What happens if you call filter_rows with a column name that holds strings?

filter_rows calls int_col(df, name) first. int_col pattern-matches on the column variant: if the named column is StrCol(_), it returns Error("column '...' is not integer"). filter_rows uses result.try, so it propagates that error immediately without ever applying the predicate or building a mask. The caller gets an Error and no filtering is performed.

Exercises

Float column (15 minutes)

Add FloatCol(List(Float)) to the Column type. Add float_col(df, name) -> Result(List(Float), String) and col_mean(df, name) -> Result(Float, String) that computes the column mean.

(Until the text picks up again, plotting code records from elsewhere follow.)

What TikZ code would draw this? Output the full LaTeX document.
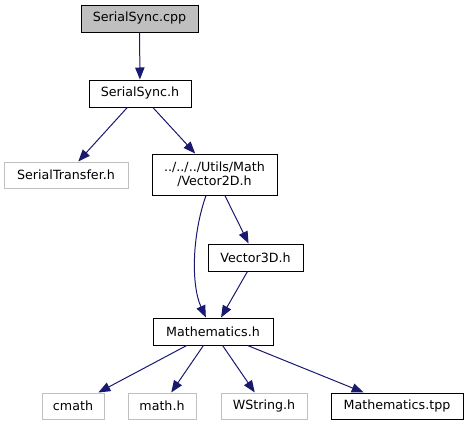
\documentclass[tikz,border=0pt]{standalone}
\usepackage{fontspec}
\setmainfont{DejaVu Sans}
\usepackage{xcolor}
\usepackage{tikz}
\usetikzlibrary{arrows.meta,positioning}
\definecolor{edgeblue}{HTML}{191970}
\definecolor{rootgray}{HTML}{BFBFBF}
\definecolor{sysgray}{HTML}{C0C0C0}
\tikzset{
  filebox/.style={draw=black, line width=0.75pt, fill=white, align=center, inner sep=0pt, minimum height=20.25pt, font=\fontsize{9.5}{10.5}\selectfont},
  rootbox/.style={filebox, fill=rootgray},
  sysbox/.style={filebox, draw=sysgray, minimum height=19.5pt},
  dep/.style={-{Triangle[length=9pt, width=7pt]}, line width=0.75pt, draw=edgeblue}
}

\begin{document}
\begin{tikzpicture}[x=0.75pt, y=-0.75pt]
  \useasboundingbox (0,0) rectangle (469,425);
  \node[rootbox, minimum width=87.75pt] (cpp) at (139.5,18.5) {SerialSync.cpp};
  \node[filebox, minimum width=76.5pt] (ssh) at (140,93.5) {SerialSync.h};
  \node[sysbox, minimum width=93pt] (transfer) at (66,175) {SerialTransfer.h};
  \node[filebox, minimum width=93.75pt, minimum height=30.75pt] (vec2d) at (214.5,174.5) {../../../Utils/Math\\/Vector2D.h};
  \node[filebox, minimum width=71.25pt] (vec3d) at (255.5,257.5) {Vector3D.h};
  \node[filebox, minimum width=90pt] (math) at (213,331.5) {Mathematics.h};
  \node[sysbox, minimum width=46.5pt] (cmath) at (73,406) {cmath};
  \node[sysbox, minimum width=51pt] (mathh) at (162,406) {math.h};
  \node[sysbox, minimum width=64.5pt] (wstring) at (264,406) {WString.h};
  \node[filebox, minimum width=99pt, minimum height=19.5pt] (tpp) at (397,406) {Mathematics.tpp};

  \draw[dep] (cpp) -- (ssh);
  \draw[dep] (ssh) -- (transfer);
  \draw[dep] (ssh) -- (vec2d);
  \draw[dep] (vec2d) -- (vec3d);
  \draw[dep] (vec2d.-112.5) .. controls (192,235) and (191,285) .. (math.117);
  \draw[dep] (vec3d) -- (math);
  \draw[dep] (math) -- (cmath);
  \draw[dep] (math) -- (mathh);
  \draw[dep] (math) -- (wstring);
  \draw[dep] (math) -- (tpp);
\end{tikzpicture}
\end{document}
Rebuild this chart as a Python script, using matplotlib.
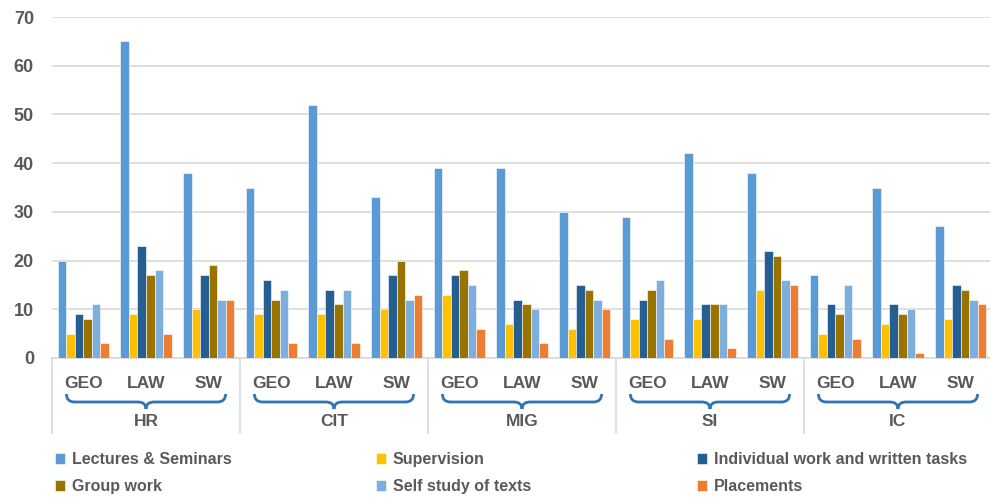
import numpy as np
import matplotlib
matplotlib.use('Agg')
import matplotlib.pyplot as plt
from matplotlib.path import Path
from matplotlib.patches import PathPatch
import matplotlib.transforms as mtransforms

# 字型
plt.rcParams['font.family'] = ['Liberation Sans', 'DejaVu Sans']

# 資料
groups = ['HR', 'CIT', 'MIG', 'SI', 'IC']
subs = ['GEO', 'LAW', 'SW']
series = ['Lectures & Seminars', 'Supervision', 'Individual work and written tasks',
          'Group work', 'Self study of texts', 'Placements']

lectures    = [20, 65, 38, 35, 52, 33, 39, 39, 30, 29, 42, 38, 17, 35, 27]
supervision = [5, 9, 10, 9, 9, 10, 13, 7, 6, 8, 8, 14, 5, 7, 8]
individual  = [9, 23, 17, 16, 14, 17, 17, 12, 15, 12, 11, 22, 11, 11, 15]
group_work  = [8, 17, 19, 12, 11, 20, 18, 11, 14, 14, 11, 21, 9, 9, 14]
self_study  = [11, 18, 12, 14, 14, 12, 15, 10, 12, 16, 11, 16, 15, 10, 12]
placements  = [3, 5, 12, 3, 3, 13, 6, 3, 10, 4, 2, 15, 4, 1, 11]

values = [lectures, supervision, individual, group_work, self_study, placements]
colors = ['#5B9BD5', '#FFC000', '#255E91', '#997300', '#7CAFDD', '#ED7D31']

txt = '#595959'

fig = plt.figure(figsize=(9.9, 4.97), dpi=100)
ax = fig.add_axes([52/990, 1 - 358/497, 1 - 52/990 + 0.002, (358 - 17)/497])

n = len(lectures)
x = np.arange(n)
w = 0.136
bars = []
for k, (vals, c, name) in enumerate(zip(values, colors, series)):
    b = ax.bar(x + (k - 2.5) * w, vals, w, color=c, label=name,
               edgecolor='white', linewidth=0.4, zorder=3)
    bars.append(b)

ax.set_xlim(-0.5, n - 0.5)
ax.set_ylim(0, 70)
ax.set_yticks(range(0, 71, 10))
ax.yaxis.grid(True, color='#D9D9D9', linewidth=1.2, zorder=0)
for s in ['top', 'right', 'left']:
    ax.spines[s].set_visible(False)
ax.spines['bottom'].set_color('#D9D9D9')
ax.spines['bottom'].set_linewidth(1.2)
ax.tick_params(axis='y', length=0, labelsize=13, labelcolor=txt, pad=13)
for lab in ax.get_yticklabels():
    lab.set_fontweight('bold')
ax.set_xticks([])

# 類別軸
trans = mtransforms.blended_transform_factory(ax.transData, fig.transFigure)
def fy(py):
    return 1 - py / 497

for i in range(n):
    ax.text(i, fy(384), subs[i % 3], transform=trans, ha='center', va='center',
            fontsize=12.5, color=txt, fontweight='bold')

for g in range(len(groups) + 1):
    xs = g * 3 - 0.5
    ax.plot([xs, xs], [fy(358), fy(433)], transform=trans, color='#D9D9D9',
            linewidth=1.2, clip_on=False)

for g, name in enumerate(groups):
    cx = g * 3 + 1
    ax.text(cx, fy(421), name, transform=trans, ha='center', va='center',
            fontsize=12.5, color=txt, fontweight='bold')
    hw = 1.27
    top, mid, tip = fy(394), fy(402), fy(409)
    r = 0.13
    verts = [(cx - hw, top), (cx - hw, mid), (cx - hw + r, mid), (cx - hw + r, mid),
             (cx - r, mid), (cx - r, mid), (cx, mid), (cx, tip),
             (cx, mid), (cx + r, mid), (cx + r, mid),
             (cx + hw - r, mid), (cx + hw - r, mid), (cx + hw, mid), (cx + hw, top)]
    codes = [Path.MOVETO, Path.CURVE3, Path.CURVE3, Path.LINETO,
             Path.LINETO, Path.LINETO, Path.CURVE3, Path.CURVE3,
             Path.CURVE3, Path.CURVE3, Path.LINETO,
             Path.LINETO, Path.LINETO, Path.CURVE3, Path.CURVE3]
    ax.add_patch(PathPatch(Path(verts, codes), transform=trans, facecolor='none',
                           edgecolor='#2E75B6', linewidth=2, clip_on=False))

# 圖例：每欄一個
col_x = [55, 376, 697]
for c in range(3):
    idx = [c, c + 3]
    leg = fig.legend([bars[i] for i in idx], [series[i] for i in idx],
                     loc='upper left', bbox_to_anchor=(col_x[c] / 990, fy(452)),
                     frameon=False, fontsize=11.5, handlelength=0.65, handleheight=0.65,
                     handletextpad=0.4, labelspacing=0.75, borderaxespad=0, borderpad=0)
    for t in leg.get_texts():
        t.set_color(txt)
        t.set_fontweight('bold')

fig.savefig('out.png', dpi=100)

Update make, keep_by_mask, and any other functions that pattern-match on Column. Write at least three tests.

Group by (20 minutes)

Write group_by(df: Dataframe, name: String) -> Result(Dict(String, Dataframe), String) that partitions rows by the distinct string values in the named column. Each key in the result is one distinct string value; the associated dataframe contains only the rows where that column has that value. Use filter_rows internally. Test with at least two distinct groups.

Add column (10 minutes)

Write add_col(df: Dataframe, name: String, col: Column) -> Result(Dataframe, String) that returns a new dataframe with the given column appended. Return Error if the column length does not match nrows(df) or if a column with that name already exists. Write three tests: one success, one length mismatch, one duplicate name.

Row at index (15 minutes)

Write row(df: Dataframe, idx: Int) -> Result(Dict(String, String), String) that returns all column values for a given row index as a dict mapping column name to its string representation (use int.to_string for integer columns). Return Error if idx is negative or out of range. Test with a valid index, a negative index, and an index equal to nrows.